Let me preface this review by saying one thing : Lou Reed died today, so not much else matters.
Seriously — in a world dominated by poseurs and phonies, Lou was the read deal. Avant garde before there was avant garde, glam before there was glam, punk before there was punk, new wave before there was new wave — Lou stayed six steps ahead of all trends by simply not giving a flying fuck about any of them and staying true to himself. Plus, he was quintessential New York in a way that just can’t be faked. In many ways, he was a mirror to the Big Apple’s other favorite creative son, Woody Allen — Woody’s world is one of stuffy academia, anally rententive dinner parties, emotionally distant family patriarchs and matriarchs, and lifeless and pretentious gallery openings, while Lou’s world wasn’t just the streets but the gutters : strung-out drag queens who will give head to strangers to earn enough for their next heroin fix; two-bit hustlers looking for a gullible mark from out of town; desperate AIDS patients freezing in the cold because they lost their homes, families, and jobs; kids fresh from the Port Authority bus terminal looking to hit it big but willing to do anything to get by in the meantime while secretly knowing from the outset that their dreams are never gonna come true.
In short, the kind of people Woody Allen tells stories about are outnumbered by the kind of people Lou Reed told stories about by a factor of about 1,000 to 1, but the rarified elites from planet Woody love to glamorize and pine for the kind of lives that folks on Planet Lou lived — unless, of course, they had to spend one night on the streets, outside the safe confines of their luxury condos, at which point their romanticized notions of life among the “unwashed” would dissipate in a hurry. They know that, of course, so they just “take a walk on the wild side” comfortably by purchasing framed photographs and paintings by down-and-out artists who may or may not become “the next big thing” but are, they know, quite likely living hand-to-mouth existences right now and probably always will.

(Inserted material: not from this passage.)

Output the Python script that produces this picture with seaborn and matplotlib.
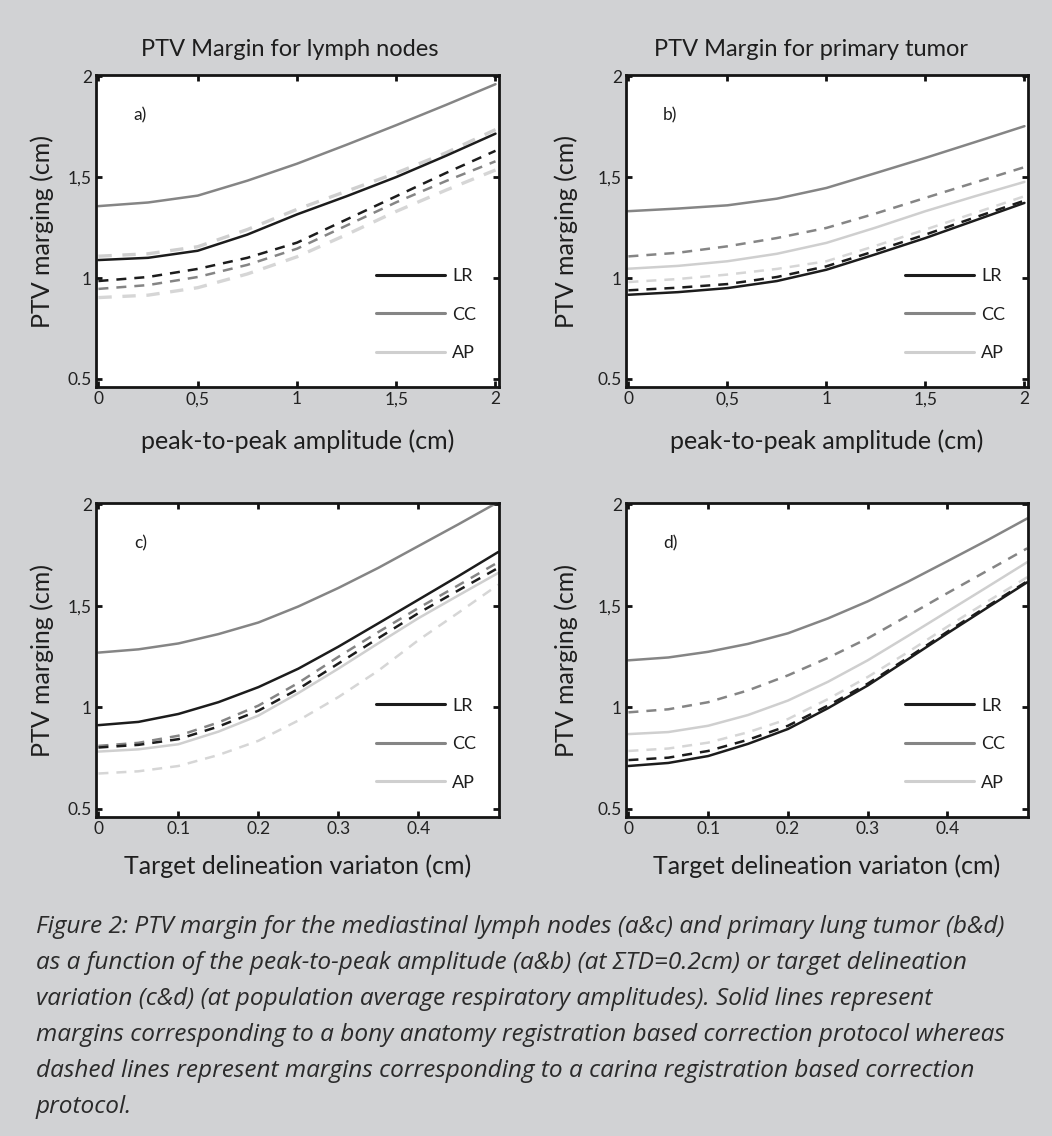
import matplotlib
matplotlib.use('Agg')
import matplotlib.pyplot as plt
from matplotlib.lines import Line2D
import pandas as pd
import seaborn as sns

# x grids
amplitude = [0, 0.25, 0.5, 0.75, 1, 1.25, 1.5, 1.75, 2]
td_variation = [0, 0.05, 0.1, 0.15, 0.2, 0.25, 0.3, 0.35, 0.4, 0.45, 0.5]

# a) lymph nodes vs peak-to-peak amplitude
a_lr_bony = [1.089, 1.100, 1.135, 1.215, 1.315, 1.405, 1.500, 1.605, 1.715]
a_cc_bony = [1.356, 1.374, 1.408, 1.482, 1.566, 1.660, 1.757, 1.857, 1.960]
a_ap_bony = [1.108, 1.120, 1.155, 1.240, 1.340, 1.430, 1.520, 1.620, 1.735]
a_lr_carina = [0.985, 1.005, 1.045, 1.100, 1.175, 1.290, 1.405, 1.520, 1.630]
a_cc_carina = [0.946, 0.965, 1.005, 1.065, 1.145, 1.260, 1.375, 1.480, 1.578]
a_ap_carina = [0.903, 0.915, 0.952, 1.020, 1.105, 1.215, 1.330, 1.435, 1.535]

# b) primary tumor vs peak-to-peak amplitude
b_lr_bony = [0.917, 0.930, 0.950, 0.985, 1.041, 1.118, 1.198, 1.285, 1.372]
b_cc_bony = [1.331, 1.344, 1.360, 1.393, 1.446, 1.520, 1.595, 1.673, 1.752]
b_ap_bony = [1.046, 1.060, 1.083, 1.120, 1.174, 1.250, 1.331, 1.405, 1.476]
b_lr_carina = [0.939, 0.952, 0.970, 1.005, 1.058, 1.135, 1.215, 1.300, 1.383]
b_cc_carina = [1.107, 1.125, 1.157, 1.198, 1.248, 1.320, 1.397, 1.473, 1.549]
b_ap_carina = [0.980, 0.995, 1.017, 1.045, 1.083, 1.160, 1.240, 1.322, 1.405]

# c) lymph nodes vs target delineation variation
c_lr_bony = [0.912, 0.928, 0.967, 1.025, 1.099, 1.190, 1.298, 1.413, 1.529, 1.645, 1.764]
c_cc_bony = [1.269, 1.285, 1.314, 1.360, 1.417, 1.496, 1.587, 1.686, 1.793, 1.900, 2.010]
c_ap_bony = [0.782, 0.793, 0.818, 0.880, 0.959, 1.070, 1.190, 1.315, 1.438, 1.550, 1.661]
c_lr_carina = [0.802, 0.815, 0.843, 0.905, 0.983, 1.090, 1.215, 1.340, 1.463, 1.575, 1.686]
c_cc_carina = [0.810, 0.825, 0.860, 0.925, 1.008, 1.120, 1.248, 1.370, 1.488, 1.600, 1.714]
c_ap_carina = [0.674, 0.685, 0.711, 0.765, 0.835, 0.935, 1.050, 1.180, 1.330, 1.465, 1.603]

# d) primary tumor vs target delineation variation
d_lr_bony = [0.711, 0.726, 0.760, 0.820, 0.893, 0.995, 1.107, 1.235, 1.364, 1.490, 1.615]
d_cc_bony = [1.231, 1.245, 1.273, 1.312, 1.364, 1.437, 1.521, 1.617, 1.719, 1.822, 1.929]
d_ap_bony = [0.868, 0.878, 0.909, 0.962, 1.033, 1.125, 1.231, 1.350, 1.471, 1.592, 1.714]
d_lr_carina = [0.740, 0.752, 0.785, 0.840, 0.909, 1.008, 1.116, 1.243, 1.372, 1.497, 1.620]
d_cc_carina = [0.975, 0.990, 1.025, 1.083, 1.157, 1.243, 1.339, 1.450, 1.562, 1.672, 1.782]
d_ap_carina = [0.785, 0.797, 0.826, 0.877, 0.942, 1.040, 1.149, 1.270, 1.397, 1.520, 1.640]

directions = ['LR', 'CC', 'AP']
y_ticks = [0.5, 1, 1.5, 2]
y_ticklabels = ['0.5', '1', '1,5', '2']
amp_ticks = [0, 0.5, 1, 1.5, 2]
amp_ticklabels = ['0', '0,5', '1', '1,5', '2']
td_ticks = [0, 0.1, 0.2, 0.3, 0.4]
td_ticklabels = ['0', '0.1', '0.2', '0.3', '0.4']

caption = [
    'Figure 2: PTV margin for the mediastinal lymph nodes (a&c) and primary lung tumor (b&d)',
    'as a function of the peak-to-peak amplitude (a&b) (at \u03a3TD=0.2cm) or target delineation',
    'variation (c&d) (at population average respiratory amplitudes). Solid lines represent',
    'margins corresponding to a bony anatomy registration based correction protocol whereas',
    'dashed lines represent margins corresponding to a carina registration based correction',
    'protocol.',
]

colors = {'LR': '#1c1c1c', 'CC': '#858585', 'AP': '#cfcfcf'}
dash = (0, (4, 3.2))

sns.set_style('ticks')
plt.rcParams['font.family'] = ['Lato', 'DejaVu Sans']
plt.rcParams['text.color'] = '#1e1e1e'
plt.rcParams['axes.labelcolor'] = '#1e1e1e'

bg = '#d1d2d4'
fig = plt.figure(figsize=(10.52, 11.36), dpi=100, facecolor=bg)

panels = [
    dict(tag='a)', pos=[0.0913, 0.6593, 0.3831, 0.2746], x=amplitude,
         bony=[a_lr_bony, a_cc_bony, a_ap_bony], carina=[a_lr_carina, a_cc_carina, a_ap_carina],
         title='PTV Margin for lymph nodes', title_x=0.481, xlabel='peak-to-peak amplitude (cm)'),
    dict(tag='b)', pos=[0.5951, 0.6593, 0.3821, 0.2746], x=amplitude,
         bony=[b_lr_bony, b_cc_bony, b_ap_bony], carina=[b_lr_carina, b_cc_carina, b_ap_carina],
         title='PTV Margin for primary tumor', title_x=0.46, xlabel='peak-to-peak amplitude (cm)'),
    dict(tag='c)', pos=[0.0913, 0.2808, 0.3831, 0.2764], x=td_variation,
         bony=[c_lr_bony, c_cc_bony, c_ap_bony], carina=[c_lr_carina, c_cc_carina, c_ap_carina],
         title=None, xlabel='Target delineation variaton (cm)'),
    dict(tag='d)', pos=[0.5951, 0.2808, 0.3821, 0.2764], x=td_variation,
         bony=[d_lr_bony, d_cc_bony, d_ap_bony], carina=[d_lr_carina, d_cc_carina, d_ap_carina],
         title=None, xlabel='Target delineation variaton (cm)'),
]

for p in panels:
    ax = fig.add_axes(p['pos'])
    ax.set_facecolor('white')
    # light series first so the dark ones sit on top
    for i in [2, 1, 0]:
        d = directions[i]
        ap_a = (p['tag'] == 'a)' and d == 'AP')
        sns.lineplot(x=p['x'], y=p['bony'][i], ax=ax, color=colors[d], lw=2.4 if ap_a else 1.8,
                     linestyle=dash if ap_a else '-', errorbar=None)
        sns.lineplot(x=p['x'], y=p['carina'][i], ax=ax, color='#d6d6d6' if d == 'AP' else colors[d],
                     lw=2.4 if d == 'AP' and p['tag'] == 'a)' else 1.8, linestyle=dash, errorbar=None)

    amp = p['x'] is amplitude
    if amp:
        ax.set_xlim(-0.012, 2.018)
        ax.set_xticks(amp_ticks)
        ax.set_xticklabels(amp_ticklabels)
    else:
        ax.set_xlim(-0.003, 0.501)
        ax.set_xticks(td_ticks)
        ax.set_xticklabels(td_ticklabels)
    ax.set_ylim(0.46, 2.005)
    ax.set_yticks(y_ticks)
    ax.set_yticklabels(y_ticklabels)
    ax.tick_params(direction='in', length=4, width=2, top=True, right=True,
                   labelsize=12.5, pad=3, colors='#111111', labelcolor='#222222')
    for s in ax.spines.values():
        s.set_linewidth(2)
        s.set_color('#151515')
        s.set_visible(True)

    ax.set_xlabel(p['xlabel'], fontsize=18)
    ax.set_ylabel('PTV marging (cm)', fontsize=18)
    ax.xaxis.set_label_coords(0.5, -0.135 if amp else -0.118)
    ax.yaxis.set_label_coords(-0.105 if p['tag'] in ('a)', 'c)') else -0.12, 0.5)
    if p['title']:
        ax.set_title(p['title'], fontsize=17, pad=14, x=p['title_x'])
    ax.text(0.11, 0.872, p['tag'], transform=ax.transAxes, fontsize=12.5,
            ha='center', va='center')

    handles = [Line2D([], [], color=colors[d], lw=2.2) for d in directions]
    ax.legend(handles, directions, loc='center left', bbox_to_anchor=(0.695, 0.232),
              frameon=False, fontsize=13, handlelength=3.8, handletextpad=0.4,
              labelspacing=1.25, borderpad=0, borderaxespad=0)

base = 1 - 933 / 1136
for k, line in enumerate(caption):
    fig.text(0.0342, base - k * 36 / 1136, line, fontsize=17.6, style='italic',
             family=['Open Sans', 'DejaVu Sans'], color='#2a2a2a', va='baseline', ha='left')

fig.savefig('out.png', dpi=100, facecolor=bg)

Burroughs. Warhol. Basquiat. Reed. Our connection to that New York as it was is fading rapidly, isn’t it? Disney has cleaned up 42nd Street. The grindhouses are gone. Harlem has been Clintonized. And another link to the past was severed today, irrevocably. New York’s got class now, but it ain’t got soul. Characters like Alan Alda’s blowhard from Woody’s Crimes And Misdemeanors have won. Poverty and desperation are more widespread than ever, but they’re inside, keeping their mouths shut. And one of the last honest voices that chronicled the lives of the poor and desperate with no pretense, no bullshit, and no flinching is silent forevermore. Iggy Pop’s doing car commercials now, for Christ’s sake, and Debbie harry’s touring the casino circuit — all is lost.
And on that note, let’s talk about this new Carrie remake, shall we?
Competence shouldn’t be a dirty word, all things considered, but when it’s all a movie has going for it, is that really saying very much? Director Kimberly Peirce doesn’t really do anything new with Stephen King’s horror classic apart from giving the unfortunate title character a more lurid backstory, but it’s not like she’s done anything actively bad here, either. The story proceeds more or less along the lines of the original (and along the lines of the made-for-cable remake starring Angela Bettis), so hey — it’s a decent little horror tale, we all know that. Likewise, Chloe Grace Moretz turns in a respectable enough performance in the lead role, Julianne Moore takes a completely different tack with the elder White than did Piper Laurie but it really works, and among the supporting cast Gabriella Wilde deserves special mention for her nice turn as the well-enough-meaning-but-hopelessly-misguided Sue Snell.
Still — where’s the soul? Like the new, cleaned-up Manhattan, Carrie circa 2013 is an exercise in mere presentation, with no substance beneath it whatsoever. DePalma’s dramatics are nowhere to be found here, nor his shocks. This is a movie that knows we already know the story and proceeds accordingly. “Just don’t fuck things up” seems to be all the more that Peirce and company were aiming for here, and as a result that’s all we get — a movie that gets in, does the job, and gets out.
Little touches like having Carrie make her prom dress herself make sense, but serve no real purpose in terms of broadening our understanding of the character or her situation, much less get us to go so far as to re-evaluate either — and adding camera phones to the infamous shower scene at the beginning don’t so much as “modernize” the proceedings as they draw attention to the fact that elements are being tacked on her for the sake of — well, nothing, I suppose.
So — we come back to competence again. Lou Reed wasn’t a “good singer” in any conventional sense of the term, but man, he was in there. He lived and breathed the kind of life he wrote songs about. He brought the same kind of immediacy to his work that Brian DePalma brought to Carrie in 1976. And that’s what’s missing here in Perice’s cold, clinical, by-the-numbers remake. That doesn’t make this new version a bad one, I guess, as I said — but it does make it a pointless one. This has all been done before, and been done a whole lot better, so — why bother?
But again — none of this matters all that much. Lou Reed died today. I’m wasting your time — and mine — by talking about anything other than that.